Recycle Christmas Trees
After the holiday season, check with your city for locations to drop off Christmas trees, both live and dead. Many cities will accept live trees for planting in parks or along right-of-ways, or will mulch dead trees and give the chipped matter to residents or use it around public plantings. Check with your city parks department or waste/sanitation department to see what is offered.
Monitor Weather Forecasts
Even the low desert gets hit by frost. Be prepared to protect frost-tender plants, such as citrus, lantana, bougainvillea and hibiscus. Cover with burlap, old sheets or frost cloth. Let the cover drape all the way to the ground, to capture heat radiating from the earth under the cloth. Remove it in the morning before temperatures heat up to prevent plants from breaking dormancy under the warm "tent" you have created.
Watch for after-holiday sales of amaryllis and paperwhite bulbs. There's still plenty of time to force them indoors for spring bloom.
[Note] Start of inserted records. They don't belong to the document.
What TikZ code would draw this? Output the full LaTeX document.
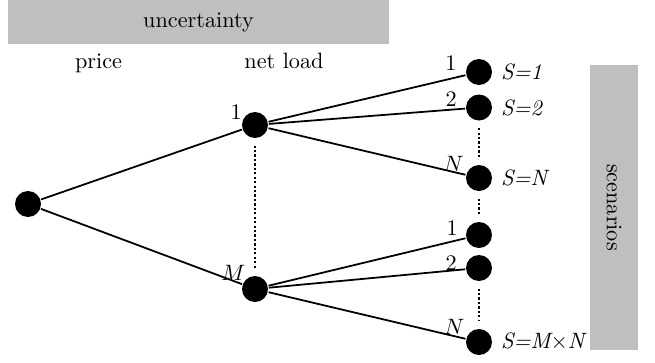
\documentclass[tikz,border=0pt]{standalone}
\usepackage{amsmath}
\usetikzlibrary{positioning}
\tikzstyle{tree}=[x=0.45pt,y=-0.45pt,line width=0.8pt]
\tikzstyle{st}=[circle,fill=black,minimum size=11.7pt,inner sep=0pt]
\tikzstyle{band}=[fill=black!25,inner sep=0pt]
\tikzstyle{lab}=[anchor=center]
\tikzstyle{dots}=[dash pattern=on 1pt off 1pt,shorten >=3pt,shorten <=3pt]
\begin{document}
\begin{tikzpicture}[tree]
      \useasboundingbox (0,0) rectangle (655,363);
      % grey bands
      \node[band,minimum width=171.45pt,minimum height=19.8pt] (unc) at (198.5,22) {uncertainty};
      \node[band,rotate=-90,minimum width=128.25pt,minimum height=21.6pt] (scen) at (614,207.5) {scenarios};
      \node[anchor=base] (price) at (98.5,68) {price};
      \node[anchor=base] (load) at (284,68) {net load};
      % tree
      \node[st] (r) at (28,204) {};
      \node[st,label={[lab,label distance=3.9pt]146:1}] (p_1) at (255,125) {};
      \node[st,label={[lab,label distance=5.8pt]144:$M$}] (p_M) at (255,289) {};
      \node[st,label={[lab,label distance=7pt]162:1},label={right:\textit{S=1}}] (l_11) at (479,72) {};
      \node[st,label={[lab,label distance=6.8pt]164:2},label={right:\textit{S=2}}] (l_12) at (479,107.5) {};
      \node[st,label={[lab,label distance=6.8pt]152:$N$},label={right:\textit{S=N}}] (l_1N) at (479,178) {};
      \node[st,label={[lab,label distance=6.3pt]165:1}] (l_M1) at (479,235) {};
      \node[st,label={[lab,label distance=6.5pt]170:2}] (l_M2) at (479,268) {};
      \node[st,label={[lab,label distance=6.9pt]148:$N$},label={right:\textit{S=M$\times$N}}] (l_MN) at (479,342) {};
      \path
        (r) edge (p_1)
        (r) edge (p_M)
        (p_1) edge (l_11)
        (p_1) edge (l_12)
        (p_1) edge (l_1N)
        (p_M) edge (l_M1)
        (p_M) edge (l_M2)
        (p_M) edge (l_MN);
      \path[dots]
        (p_1) edge (p_M)
        (l_12) edge (l_1N)
        (l_1N) edge (l_M1)
        (l_M2) edge (l_MN);
    \end{tikzpicture}
\end{document}
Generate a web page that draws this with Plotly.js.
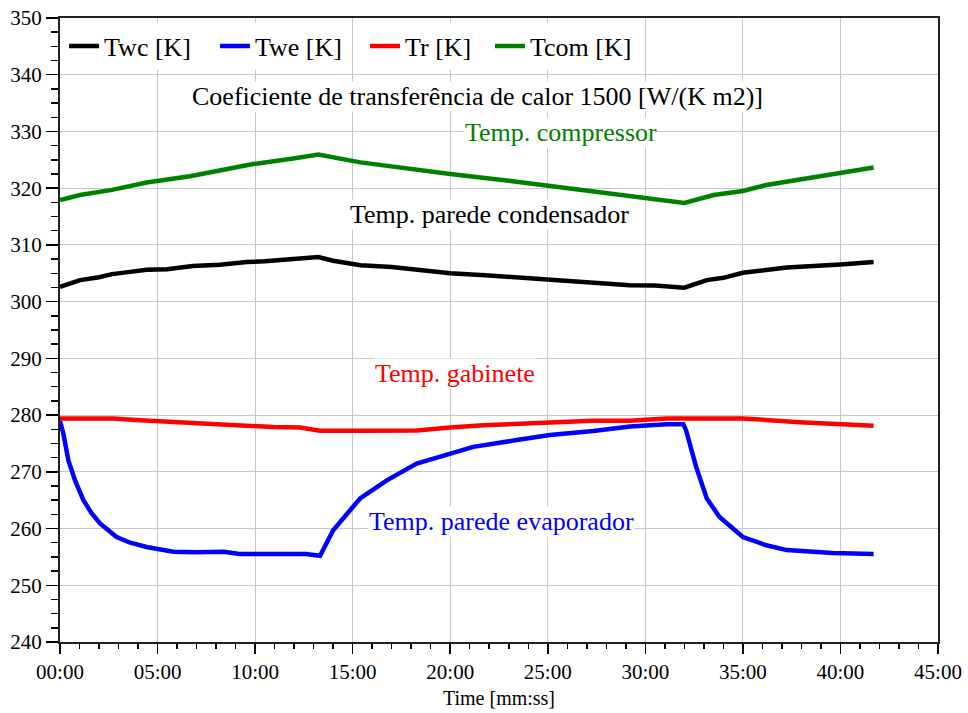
<!DOCTYPE html>
<html>
<head>
<meta charset="utf-8">
<script src="https://cdn.plot.ly/plotly-3.0.1.min.js"></script>
<style>
  html, body { margin: 0; padding: 0; background: #fff; }
  #chart { width: 968px; height: 713px; }
</style>
</head>
<body>
<div id="chart"></div>
<script>
// Time in minutes, temperatures in kelvin
const twcTime = [0, 0.5, 1.03, 2.0, 2.67, 3.5, 4.44, 5.5, 6.8, 8.2, 9.57, 10.5, 11.8, 13.24, 14.0, 15.4, 17.0, 18.5, 20.0, 22.0, 24.0, 26.65, 29.2, 30.5, 32.0, 33.15, 34.0, 35.0, 37.25, 40.0, 41.7];
const twcValues = [302.6, 303.1, 303.8, 304.3, 304.85, 305.2, 305.6, 305.7, 306.3, 306.5, 307.0, 307.1, 307.55, 307.85, 307.2, 306.4, 306.1, 305.6, 305.0, 304.6, 304.1, 303.5, 302.9, 302.85, 302.45, 303.8, 304.2, 305.1, 306.0, 306.55, 307.0];

const tweTime = [0, 0.17, 0.43, 0.77, 1.2, 1.6, 2.05, 2.9, 3.6, 4.44, 5.8, 7.0, 8.4, 9.2, 11.0, 12.6, 13.33, 14.0, 15.38, 16.75, 18.28, 19.99, 21.18, 23.41, 25.11, 27.33, 29.22, 31.1, 31.95, 32.09, 32.6, 33.15, 33.8, 35.0, 36.2, 37.25, 39.6, 41.7];
const tweValues = [279.0, 276.75, 272.0, 268.5, 265.0, 262.8, 260.9, 258.5, 257.5, 256.75, 255.9, 255.8, 255.9, 255.5, 255.5, 255.5, 255.2, 259.7, 265.3, 268.5, 271.45, 273.2, 274.4, 275.6, 276.5, 277.2, 278.0, 278.4, 278.4, 277.3, 270.9, 265.3, 262.05, 258.5, 257.05, 256.2, 255.7, 255.5];

const trTime = [0, 2.7, 4.1, 5.8, 8.2, 10.9, 12.3, 13.33, 15.4, 18.28, 20.0, 21.7, 24.5, 27.3, 29.2, 31.1, 35.0, 36.5, 37.9, 41.7];
const trValues = [279.4, 279.4, 279.1, 278.8, 278.3, 277.9, 277.8, 277.25, 277.25, 277.3, 277.8, 278.2, 278.6, 279.0, 279.0, 279.4, 279.4, 279.0, 278.75, 278.1];

const tcomTime = [0, 1.03, 2.67, 4.44, 6.66, 9.9, 11.96, 13.24, 15.4, 18.0, 20.0, 23.0, 26.65, 28.9, 30.07, 32.0, 33.5, 35.0, 36.2, 38.0, 40.0, 41.7];
const tcomValues = [317.9, 318.8, 319.7, 321.0, 322.1, 324.25, 325.25, 325.95, 324.55, 323.3, 322.5, 321.3, 319.7, 318.7, 318.2, 317.4, 318.8, 319.5, 320.55, 321.5, 322.6, 323.65];

const seriesNames = ['Twc [K]', 'Twe [K]', 'Tr [K]', 'Tcom [K]'];
const seriesColors = ['#000000', '#0000ff', '#ff0000', '#008000'];

const timeTicks = [0, 5, 10, 15, 20, 25, 30, 35, 40, 45];
const timeTickLabels = ['00:00', '05:00', '10:00', '15:00', '20:00', '25:00', '30:00', '35:00', '40:00', '45:00'];

const FONT = 'Liberation Serif';

const xs = [twcTime, tweTime, trTime, tcomTime];
const ys = [twcValues, tweValues, trValues, tcomValues];

// each series gets its own legend box so the entries can sit in fixed columns
const legendIds = ['legend', 'legend2', 'legend3', 'legend4'];
const legendX = [0.0046, 0.1765, 0.3474, 0.4897];

const traces = seriesNames.map((name, i) => ({
  type: 'scatter',
  mode: 'lines',
  name: name,
  x: xs[i],
  y: ys[i],
  legend: legendIds[i],
  line: { color: seriesColors[i], width: 4.5 }
}));

function label(text, x, y, color) {
  return {
    text: text, x: x, y: y, xref: 'x', yref: 'y',
    showarrow: false, bgcolor: '#ffffff', borderpad: 0,
    font: { family: FONT, size: 26, color: color },
    xanchor: 'center', yanchor: 'middle'
  };
}

const layout = {
  width: 968,
  height: 713,
  paper_bgcolor: '#ffffff',
  plot_bgcolor: '#ffffff',
  margin: { l: 60, r: 30, t: 18, b: 71 },
  font: { family: FONT, size: 21, color: '#000' },
  showlegend: true,
  xaxis: {
    range: [0, 45],
    tickmode: 'array',
    tickvals: timeTicks,
    ticktext: timeTickLabels,
    ticks: 'outside', ticklen: 10, tickwidth: 1.5, tickcolor: '#000',
    showline: true, linecolor: '#222', linewidth: 2, mirror: true,
    showgrid: true, gridcolor: '#c8c8c8', gridwidth: 1,
    zeroline: false,
    tickfont: { family: FONT, size: 21, color: '#000' },
    minor: { dtick: 1, ticks: 'outside', ticklen: 5, tickwidth: 1.5, tickcolor: '#000', showgrid: false },
    title: { text: 'Time [mm:ss]', font: { family: FONT, size: 20, color: '#000' }, standoff: 8 }
  },
  yaxis: {
    range: [240, 350],
    tickmode: 'linear', tick0: 240, dtick: 10,
    ticks: 'outside', ticklen: 12, tickwidth: 1.5, tickcolor: '#000',
    showline: true, linecolor: '#222', linewidth: 2, mirror: true,
    showgrid: true, gridcolor: '#c8c8c8', gridwidth: 1,
    zeroline: false,
    tickfont: { family: FONT, size: 21, color: '#000' },
    minor: { dtick: 2.5, ticks: 'outside', ticklen: 7, tickwidth: 1.5, tickcolor: '#000', showgrid: false }
  },
  annotations: [
    label('Coeficiente de transferência de calor 1500 [W/(K m2)]', 21.4, 336.2, '#000000'),
    label('Temp. compressor', 25.7, 329.9, '#008000'),
    label('Temp. parede condensador', 22.0, 315.3, '#000000'),
    label('Temp. gabinete', 20.25, 287.4, '#ff0000'),
    label('Temp. parede evaporador', 22.65, 261.3, '#0000ff')
  ]
};

legendIds.forEach((id, i) => {
  layout[id] = {
    x: legendX[i], y: 0.955, xanchor: 'left', yanchor: 'middle',
    bgcolor: '#ffffff', borderwidth: 0,
    font: { family: FONT, size: 26, color: '#000' },
    itemwidth: 30
  };
});

Plotly.newPlot('chart', traces, layout, { displayModeBar: false, staticPlot: true });
</script>
</body>
</html>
The amaryllis may be sprouting a bloom stalk already. Buy bareroot roses even if you don't have time to immediately dig planting holes. They are arriving in nurseries, so get them while the selection is good. Make sure the roots stay wrapped in moist sawdust or peat moss until you plant. Bareroot roses can be planted through February in the low desert.
Plant Cool-Season Vegetables
Continue succession sowing cool-season lettuces, greens and root crops. Transplant or sow cabbage, broccoli, cauliflower and Brussels sprouts. Asparagus roots can be transplanted now. Plant vegetables where they will receive 6 to 8 hours of sun daily.
Monitor Bulb Beds
Many bulbs planted in the fall should be poking foliage up by now. Make sure soil stays somewhat moist, but not overly wet. Pull winter weeds immediately so they don\'t compete. Apply a balanced fertilizer if foliage appears yellow. Layer 2 to 3 inches of mulch, or sow a low-grower such as alyssum around the \"feet\" of your bulbs.